### What the exercise asks
Retype the data exactly, from its first line to the line containing "5.25, 4.84, 4.45]", including both, and skip any picture.

### Information supplied
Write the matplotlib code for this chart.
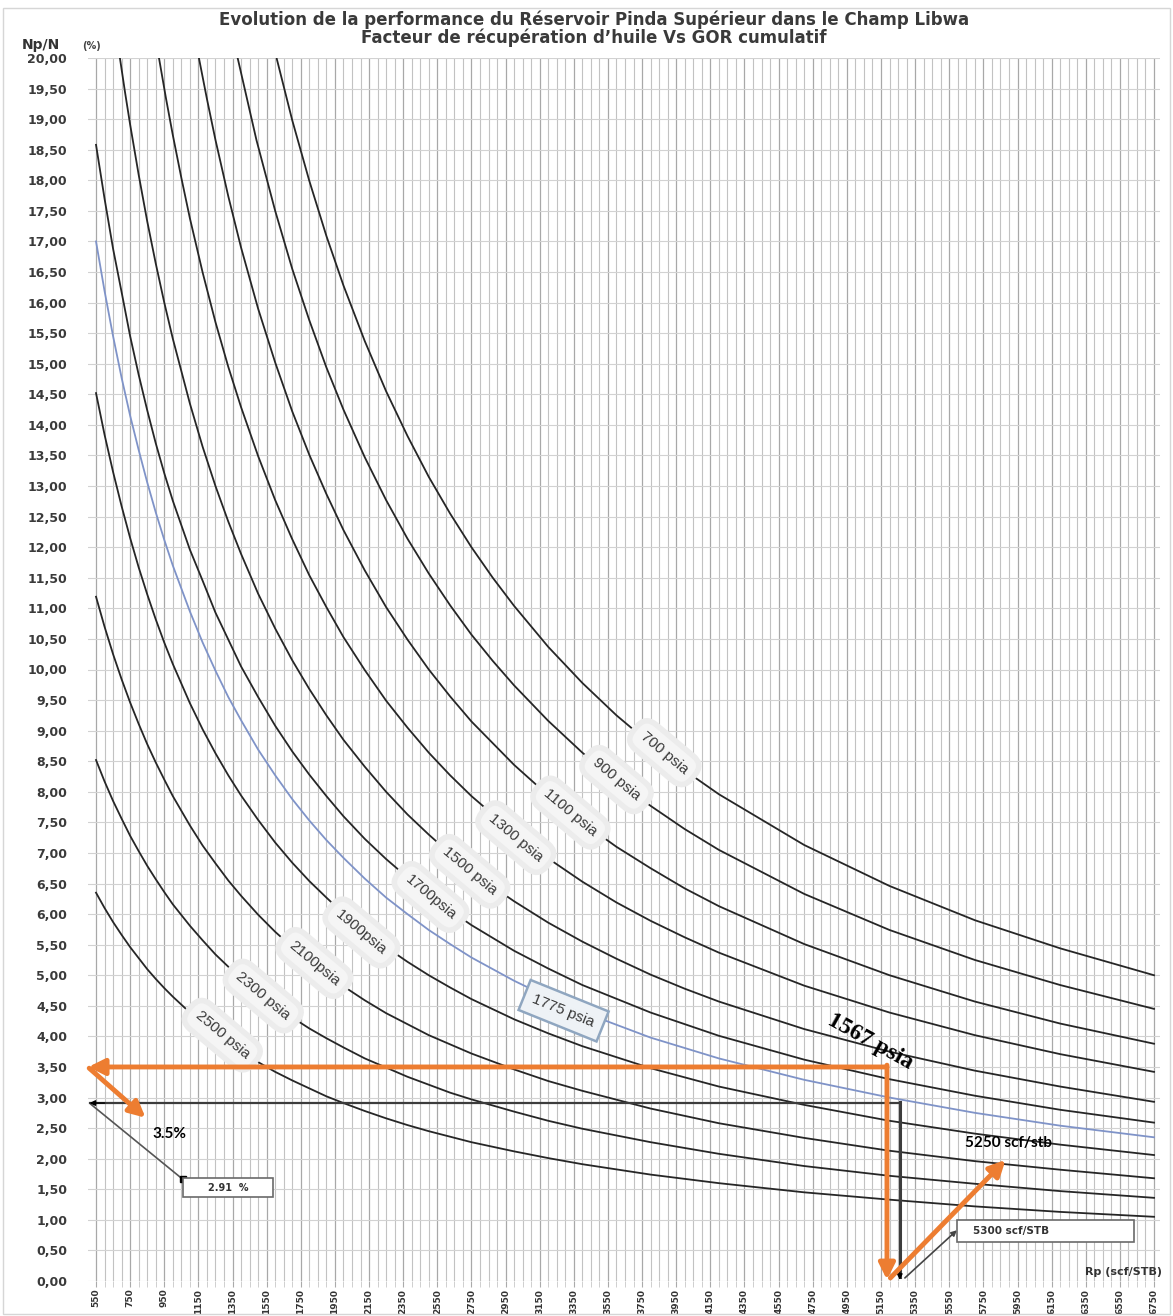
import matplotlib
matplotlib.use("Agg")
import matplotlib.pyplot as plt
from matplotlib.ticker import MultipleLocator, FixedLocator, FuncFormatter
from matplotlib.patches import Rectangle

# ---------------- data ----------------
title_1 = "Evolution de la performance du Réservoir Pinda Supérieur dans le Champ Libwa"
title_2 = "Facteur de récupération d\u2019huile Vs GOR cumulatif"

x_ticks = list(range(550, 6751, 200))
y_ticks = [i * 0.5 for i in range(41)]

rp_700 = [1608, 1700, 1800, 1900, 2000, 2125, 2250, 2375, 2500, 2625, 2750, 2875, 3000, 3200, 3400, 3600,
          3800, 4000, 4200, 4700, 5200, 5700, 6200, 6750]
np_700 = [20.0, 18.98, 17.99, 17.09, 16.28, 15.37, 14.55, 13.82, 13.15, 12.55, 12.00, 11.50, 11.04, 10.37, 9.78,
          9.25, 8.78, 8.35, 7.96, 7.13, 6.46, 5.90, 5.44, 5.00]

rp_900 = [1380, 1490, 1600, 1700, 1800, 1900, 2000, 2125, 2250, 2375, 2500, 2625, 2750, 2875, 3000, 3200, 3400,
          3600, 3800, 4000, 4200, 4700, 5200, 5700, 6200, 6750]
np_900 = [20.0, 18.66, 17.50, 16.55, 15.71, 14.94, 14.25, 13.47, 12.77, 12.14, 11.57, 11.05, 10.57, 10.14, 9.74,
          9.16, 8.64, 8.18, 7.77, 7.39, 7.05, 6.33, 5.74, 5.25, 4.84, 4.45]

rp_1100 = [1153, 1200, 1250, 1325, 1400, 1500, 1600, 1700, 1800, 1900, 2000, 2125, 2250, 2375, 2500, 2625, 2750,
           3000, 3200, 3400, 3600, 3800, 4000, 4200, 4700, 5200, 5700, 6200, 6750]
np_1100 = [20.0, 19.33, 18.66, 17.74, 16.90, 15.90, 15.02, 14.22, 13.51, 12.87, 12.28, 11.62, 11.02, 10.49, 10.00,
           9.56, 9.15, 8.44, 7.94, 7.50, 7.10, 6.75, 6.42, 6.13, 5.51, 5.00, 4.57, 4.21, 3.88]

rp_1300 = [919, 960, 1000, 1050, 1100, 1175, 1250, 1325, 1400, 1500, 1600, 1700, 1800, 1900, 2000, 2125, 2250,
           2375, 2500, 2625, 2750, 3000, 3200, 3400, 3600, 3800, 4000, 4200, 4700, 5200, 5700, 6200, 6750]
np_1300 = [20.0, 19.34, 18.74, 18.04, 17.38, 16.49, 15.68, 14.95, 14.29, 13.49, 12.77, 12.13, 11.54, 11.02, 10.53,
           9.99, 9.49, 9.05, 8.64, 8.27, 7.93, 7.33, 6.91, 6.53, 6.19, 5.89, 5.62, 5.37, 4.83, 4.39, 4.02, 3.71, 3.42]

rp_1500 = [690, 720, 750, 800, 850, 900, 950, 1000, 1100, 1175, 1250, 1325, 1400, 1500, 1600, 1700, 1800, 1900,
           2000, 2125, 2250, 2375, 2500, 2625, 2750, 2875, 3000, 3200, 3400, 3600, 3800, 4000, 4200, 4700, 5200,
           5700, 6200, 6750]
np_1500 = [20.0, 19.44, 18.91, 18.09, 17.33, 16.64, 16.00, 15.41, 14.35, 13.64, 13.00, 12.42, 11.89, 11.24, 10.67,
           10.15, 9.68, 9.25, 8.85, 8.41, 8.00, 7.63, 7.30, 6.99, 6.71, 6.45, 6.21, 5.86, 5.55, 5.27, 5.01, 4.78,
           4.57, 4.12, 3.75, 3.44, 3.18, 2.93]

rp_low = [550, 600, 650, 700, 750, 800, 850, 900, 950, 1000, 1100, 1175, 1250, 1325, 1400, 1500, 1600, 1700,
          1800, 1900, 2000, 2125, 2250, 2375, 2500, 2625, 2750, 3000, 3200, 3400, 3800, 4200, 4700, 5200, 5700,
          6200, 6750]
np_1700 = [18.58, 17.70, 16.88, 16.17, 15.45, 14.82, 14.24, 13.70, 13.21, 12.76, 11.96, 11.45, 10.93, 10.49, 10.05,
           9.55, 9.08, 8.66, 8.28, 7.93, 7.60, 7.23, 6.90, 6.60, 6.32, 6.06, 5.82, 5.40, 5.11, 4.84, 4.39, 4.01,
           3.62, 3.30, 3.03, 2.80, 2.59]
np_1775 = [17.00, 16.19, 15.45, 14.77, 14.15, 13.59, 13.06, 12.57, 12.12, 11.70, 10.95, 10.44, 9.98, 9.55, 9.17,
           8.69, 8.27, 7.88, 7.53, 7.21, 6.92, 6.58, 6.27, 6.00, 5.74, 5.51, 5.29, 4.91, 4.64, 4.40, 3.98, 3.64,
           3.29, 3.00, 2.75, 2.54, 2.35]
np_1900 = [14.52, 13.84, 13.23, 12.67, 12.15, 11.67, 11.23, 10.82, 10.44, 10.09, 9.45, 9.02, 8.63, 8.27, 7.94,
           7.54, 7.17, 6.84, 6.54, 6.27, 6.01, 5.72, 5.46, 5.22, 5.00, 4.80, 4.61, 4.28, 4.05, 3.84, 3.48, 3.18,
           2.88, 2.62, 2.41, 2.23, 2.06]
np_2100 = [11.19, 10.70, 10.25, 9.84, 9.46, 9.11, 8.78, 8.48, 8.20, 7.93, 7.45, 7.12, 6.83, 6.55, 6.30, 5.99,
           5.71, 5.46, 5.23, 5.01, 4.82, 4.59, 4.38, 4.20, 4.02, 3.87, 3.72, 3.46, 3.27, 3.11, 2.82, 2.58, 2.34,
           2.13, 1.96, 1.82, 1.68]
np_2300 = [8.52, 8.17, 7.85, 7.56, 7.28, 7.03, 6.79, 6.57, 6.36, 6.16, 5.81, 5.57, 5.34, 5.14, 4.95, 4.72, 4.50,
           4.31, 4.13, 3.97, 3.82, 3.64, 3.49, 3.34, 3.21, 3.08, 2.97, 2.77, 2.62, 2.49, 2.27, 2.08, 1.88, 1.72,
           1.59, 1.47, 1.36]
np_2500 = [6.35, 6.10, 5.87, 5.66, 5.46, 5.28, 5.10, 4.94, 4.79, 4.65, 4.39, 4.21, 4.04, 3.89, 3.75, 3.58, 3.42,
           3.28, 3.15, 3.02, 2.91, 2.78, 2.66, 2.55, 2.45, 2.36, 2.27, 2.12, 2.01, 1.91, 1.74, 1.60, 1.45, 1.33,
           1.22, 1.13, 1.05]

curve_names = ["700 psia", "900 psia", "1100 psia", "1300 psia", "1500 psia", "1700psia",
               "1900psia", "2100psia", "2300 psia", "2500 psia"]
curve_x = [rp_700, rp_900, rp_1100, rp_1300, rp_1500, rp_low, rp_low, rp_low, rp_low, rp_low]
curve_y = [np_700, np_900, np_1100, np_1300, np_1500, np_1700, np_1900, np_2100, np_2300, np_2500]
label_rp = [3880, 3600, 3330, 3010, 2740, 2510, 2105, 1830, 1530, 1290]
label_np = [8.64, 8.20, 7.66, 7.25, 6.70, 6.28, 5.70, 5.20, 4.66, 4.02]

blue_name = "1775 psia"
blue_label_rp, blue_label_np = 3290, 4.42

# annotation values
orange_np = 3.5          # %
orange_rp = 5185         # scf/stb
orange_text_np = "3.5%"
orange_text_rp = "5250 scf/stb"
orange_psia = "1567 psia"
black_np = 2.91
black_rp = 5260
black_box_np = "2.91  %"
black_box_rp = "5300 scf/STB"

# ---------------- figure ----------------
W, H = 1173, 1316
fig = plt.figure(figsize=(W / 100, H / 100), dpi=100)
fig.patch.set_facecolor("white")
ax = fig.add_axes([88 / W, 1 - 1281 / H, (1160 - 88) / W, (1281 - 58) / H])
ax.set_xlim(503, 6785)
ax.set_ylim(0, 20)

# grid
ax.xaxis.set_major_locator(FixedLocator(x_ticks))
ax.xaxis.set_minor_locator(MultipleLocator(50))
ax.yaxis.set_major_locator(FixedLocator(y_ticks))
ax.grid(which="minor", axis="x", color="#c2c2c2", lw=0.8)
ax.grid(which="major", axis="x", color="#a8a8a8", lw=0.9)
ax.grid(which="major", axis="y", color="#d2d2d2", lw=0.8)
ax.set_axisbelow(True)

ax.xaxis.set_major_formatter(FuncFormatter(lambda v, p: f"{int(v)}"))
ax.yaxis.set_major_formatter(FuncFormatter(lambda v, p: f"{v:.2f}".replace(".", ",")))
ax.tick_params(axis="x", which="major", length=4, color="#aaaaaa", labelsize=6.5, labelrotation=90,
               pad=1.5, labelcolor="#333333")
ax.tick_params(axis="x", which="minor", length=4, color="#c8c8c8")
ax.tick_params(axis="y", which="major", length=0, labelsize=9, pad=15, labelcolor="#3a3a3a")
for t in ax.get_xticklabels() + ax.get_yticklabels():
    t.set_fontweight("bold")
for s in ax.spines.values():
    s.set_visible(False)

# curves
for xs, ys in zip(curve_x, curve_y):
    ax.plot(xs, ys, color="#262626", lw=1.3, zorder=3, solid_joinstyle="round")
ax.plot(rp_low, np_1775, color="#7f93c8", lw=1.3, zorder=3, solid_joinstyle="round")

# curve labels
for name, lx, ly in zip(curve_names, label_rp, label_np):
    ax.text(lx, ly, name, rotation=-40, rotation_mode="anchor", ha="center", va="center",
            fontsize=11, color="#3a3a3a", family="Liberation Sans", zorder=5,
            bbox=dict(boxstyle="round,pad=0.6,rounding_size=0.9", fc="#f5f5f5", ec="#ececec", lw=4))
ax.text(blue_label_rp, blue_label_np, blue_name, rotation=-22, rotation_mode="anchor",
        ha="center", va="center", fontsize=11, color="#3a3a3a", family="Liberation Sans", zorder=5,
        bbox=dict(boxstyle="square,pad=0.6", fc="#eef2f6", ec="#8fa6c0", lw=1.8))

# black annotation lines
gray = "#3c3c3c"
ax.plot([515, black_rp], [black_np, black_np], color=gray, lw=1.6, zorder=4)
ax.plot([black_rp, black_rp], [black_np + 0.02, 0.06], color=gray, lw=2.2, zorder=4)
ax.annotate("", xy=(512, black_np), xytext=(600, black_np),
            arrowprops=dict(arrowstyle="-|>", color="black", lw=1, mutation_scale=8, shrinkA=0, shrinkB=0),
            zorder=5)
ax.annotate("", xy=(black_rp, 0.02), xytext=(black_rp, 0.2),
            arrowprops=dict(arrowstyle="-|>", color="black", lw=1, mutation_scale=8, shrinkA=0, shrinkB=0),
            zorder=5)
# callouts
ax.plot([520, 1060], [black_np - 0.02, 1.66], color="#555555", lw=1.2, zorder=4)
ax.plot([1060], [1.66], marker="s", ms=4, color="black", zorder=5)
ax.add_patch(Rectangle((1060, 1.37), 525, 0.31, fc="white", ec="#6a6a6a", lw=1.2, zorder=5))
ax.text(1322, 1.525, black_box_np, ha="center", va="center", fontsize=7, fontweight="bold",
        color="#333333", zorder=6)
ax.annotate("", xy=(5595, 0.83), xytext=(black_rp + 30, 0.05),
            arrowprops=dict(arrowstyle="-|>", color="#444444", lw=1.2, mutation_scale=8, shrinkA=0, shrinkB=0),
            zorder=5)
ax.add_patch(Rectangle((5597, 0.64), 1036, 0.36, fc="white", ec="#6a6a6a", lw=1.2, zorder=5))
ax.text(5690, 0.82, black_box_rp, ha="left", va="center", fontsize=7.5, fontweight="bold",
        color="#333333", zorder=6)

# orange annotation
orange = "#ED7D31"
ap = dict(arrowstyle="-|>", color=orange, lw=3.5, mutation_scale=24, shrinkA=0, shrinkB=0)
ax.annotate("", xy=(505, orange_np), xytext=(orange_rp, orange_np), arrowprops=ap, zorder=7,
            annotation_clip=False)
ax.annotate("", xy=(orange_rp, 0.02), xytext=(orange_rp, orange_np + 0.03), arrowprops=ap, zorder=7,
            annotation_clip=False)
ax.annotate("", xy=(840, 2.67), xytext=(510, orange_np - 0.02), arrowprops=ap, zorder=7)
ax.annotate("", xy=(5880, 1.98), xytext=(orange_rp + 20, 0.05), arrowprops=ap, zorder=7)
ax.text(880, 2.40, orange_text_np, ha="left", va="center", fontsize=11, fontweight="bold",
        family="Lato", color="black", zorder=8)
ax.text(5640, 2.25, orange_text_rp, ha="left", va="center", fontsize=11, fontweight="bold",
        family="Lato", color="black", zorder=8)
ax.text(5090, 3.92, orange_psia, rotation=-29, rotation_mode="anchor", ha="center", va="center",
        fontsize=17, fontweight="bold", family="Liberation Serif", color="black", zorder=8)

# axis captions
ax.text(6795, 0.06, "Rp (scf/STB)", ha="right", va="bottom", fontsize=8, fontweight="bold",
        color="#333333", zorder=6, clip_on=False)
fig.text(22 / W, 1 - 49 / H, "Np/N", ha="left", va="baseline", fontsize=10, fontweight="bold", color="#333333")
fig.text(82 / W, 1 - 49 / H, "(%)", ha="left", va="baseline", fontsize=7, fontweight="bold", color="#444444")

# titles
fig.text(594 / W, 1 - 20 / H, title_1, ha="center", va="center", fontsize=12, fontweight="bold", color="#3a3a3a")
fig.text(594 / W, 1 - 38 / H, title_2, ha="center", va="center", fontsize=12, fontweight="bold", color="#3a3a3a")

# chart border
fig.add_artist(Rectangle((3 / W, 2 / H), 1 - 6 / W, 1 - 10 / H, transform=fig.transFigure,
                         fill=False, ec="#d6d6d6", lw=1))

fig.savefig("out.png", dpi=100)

### Full solution
Write the matplotlib code for this chart.
import matplotlib
matplotlib.use("Agg")
import matplotlib.pyplot as plt
from matplotlib.ticker import MultipleLocator, FixedLocator, FuncFormatter
from matplotlib.patches import Rectangle

# ---------------- data ----------------
title_1 = "Evolution de la performance du Réservoir Pinda Supérieur dans le Champ Libwa"
title_2 = "Facteur de récupération d\u2019huile Vs GOR cumulatif"

x_ticks = list(range(550, 6751, 200))
y_ticks = [i * 0.5 for i in range(41)]

rp_700 = [1608, 1700, 1800, 1900, 2000, 2125, 2250, 2375, 2500, 2625, 2750, 2875, 3000, 3200, 3400, 3600,
          3800, 4000, 4200, 4700, 5200, 5700, 6200, 6750]
np_700 = [20.0, 18.98, 17.99, 17.09, 16.28, 15.37, 14.55, 13.82, 13.15, 12.55, 12.00, 11.50, 11.04, 10.37, 9.78,
          9.25, 8.78, 8.35, 7.96, 7.13, 6.46, 5.90, 5.44, 5.00]

rp_900 = [1380, 1490, 1600, 1700, 1800, 1900, 2000, 2125, 2250, 2375, 2500, 2625, 2750, 2875, 3000, 3200, 3400,
          3600, 3800, 4000, 4200, 4700, 5200, 5700, 6200, 6750]
np_900 = [20.0, 18.66, 17.50, 16.55, 15.71, 14.94, 14.25, 13.47, 12.77, 12.14, 11.57, 11.05, 10.57, 10.14, 9.74,
          9.16, 8.64, 8.18, 7.77, 7.39, 7.05, 6.33, 5.74, 5.25, 4.84, 4.45]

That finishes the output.